Abstract

Abstract Ecological speciation, the formation of reproductive barriers as a consequence of adaptive divergence, can be a widespread diversification process in lacustrine landscapes, where the interplay of multiple biotic and abiotic factors generates a lavish array of divergent environments. Copepods are a major component of aquatic ecosystems and have remarkable evolvability, but the effects of adaptation to divergent environments at the genomic level and their implications for diversification in lakes are unknown. We studied four populations of calanoid copepods (Leptodiaptomus group sicilis) inhabiting three permanent deep lakes and one ephemeral playa lake; despite their geographical closeness, they display adaptation to local conditions of salinity, potential immigrant inviability and divergent life‐history traits. Using a reduced representation of the genome, we describe the genomic signatures of ecological divergence (salinity and habitat permanence), genome‐wide differentiation and population structure. We found that the four populations are genetically well‐differentiated and constitute four monophyletic lineages with individual evolutionary trajectories.
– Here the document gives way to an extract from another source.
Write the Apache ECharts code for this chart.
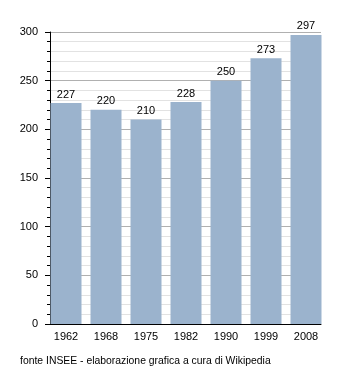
<!DOCTYPE html>
<html>
<head>
<meta charset="utf-8">
<script src="https://cdn.jsdelivr.net/npm/echarts@6/dist/echarts.min.js"></script>
<style>
html,body{margin:0;padding:0;background:#fff;}
#c{width:350px;height:373px;}
</style>
</head>
<body>
<div id="c"></div>
<script>
const years = ['1962','1968','1975','1982','1990','1999','2008'];
const population = [227, 220, 210, 228, 250, 273, 297];
const yTicks = [0, 50, 100, 150, 200, 250, 300];
const sourceNote = 'fonte INSEE - elaborazione grafica a cura di Wikipedia';

const FONT = 'Liberation Sans, Arial, sans-serif';
const yMin = yTicks[0], yMax = yTicks[yTicks.length - 1];

const chart = echarts.init(document.getElementById('c'), null, {renderer: 'canvas'});
chart.setOption({
  animation: false,
  backgroundColor: '#ffffff',
  textStyle: {fontFamily: FONT},
  grid: [
    {left: 46, right: 24, top: 32, bottom: 49},   // bars
    {left: 50, right: 29, top: 32, bottom: 49}    // axes & gridlines
  ],
  graphic: [{
    type: 'text', left: 20, top: 356,
    style: {text: sourceNote, fontSize: 10.4, fill: '#000', fontFamily: FONT}
  }],
  xAxis: [{
    type: 'category', gridIndex: 0,
    data: years,
    axisLine: {show: false},
    axisTick: {show: false},
    axisLabel: {color: '#000', fontSize: 11, margin: 7},
    splitLine: {show: false}
  }, {
    type: 'category', gridIndex: 1,
    data: years,
    axisLine: {show: true, lineStyle: {color: '#000', width: 1}},
    axisTick: {show: false},
    axisLabel: {show: false},
    splitLine: {show: false}
  }],
  yAxis: [{
    type: 'value', gridIndex: 0,
    min: yMin, max: yMax, interval: 50,
    axisLine: {show: false}, axisTick: {show: false},
    axisLabel: {show: false}, splitLine: {show: false}
  }, {
    type: 'value', gridIndex: 1,
    min: yMin, max: yMax, interval: 50,
    axisLine: {show: true, lineStyle: {color: '#000', width: 1}},
    axisTick: {show: true, length: 5, lineStyle: {color: '#000'}},
    minorTick: {show: true, splitNumber: 5, length: 3, lineStyle: {color: '#000'}},
    axisLabel: {color: '#000', fontSize: 11, margin: 12},
    splitLine: {show: true, lineStyle: {color: '#b0b0b0', width: 1}},
    minorSplitLine: {show: true, lineStyle: {color: '#e2e2e2', width: 1}}
  }],
  series: [{
    type: 'bar',
    xAxisIndex: 0, yAxisIndex: 0,
    data: population,
    barWidth: 31,
    itemStyle: {color: '#9bb3cd'},
    label: {show: true, position: 'top', color: '#000', fontSize: 11, distance: 3}
  }]
});
</script>
</body>
</html>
Candidate adaptive loci showed clear signatures of diversifying selection, and the relationship between neutral and adaptive genetic variation suggested a pattern of isolation‐by‐adaptation. Interestingly, most neutral and adaptive differentiation was associated with habitat permanence, not with salinity divergence. We concluded that local adaptation to salinity promoted reduced gene flow via immigrant inviability, reinforcing the adaptation to other factors associated with the permanence/ephemerality of lakes and fostering the accumulation of genomic differentiation due to neutral evolution, ultimately leading to speciation. Our results show how divergent ecological conditions such as salinity and permanence/ephemerality of water regime produce significant genomic differentiation in copepod populations, paving the way for their diversification and speciation.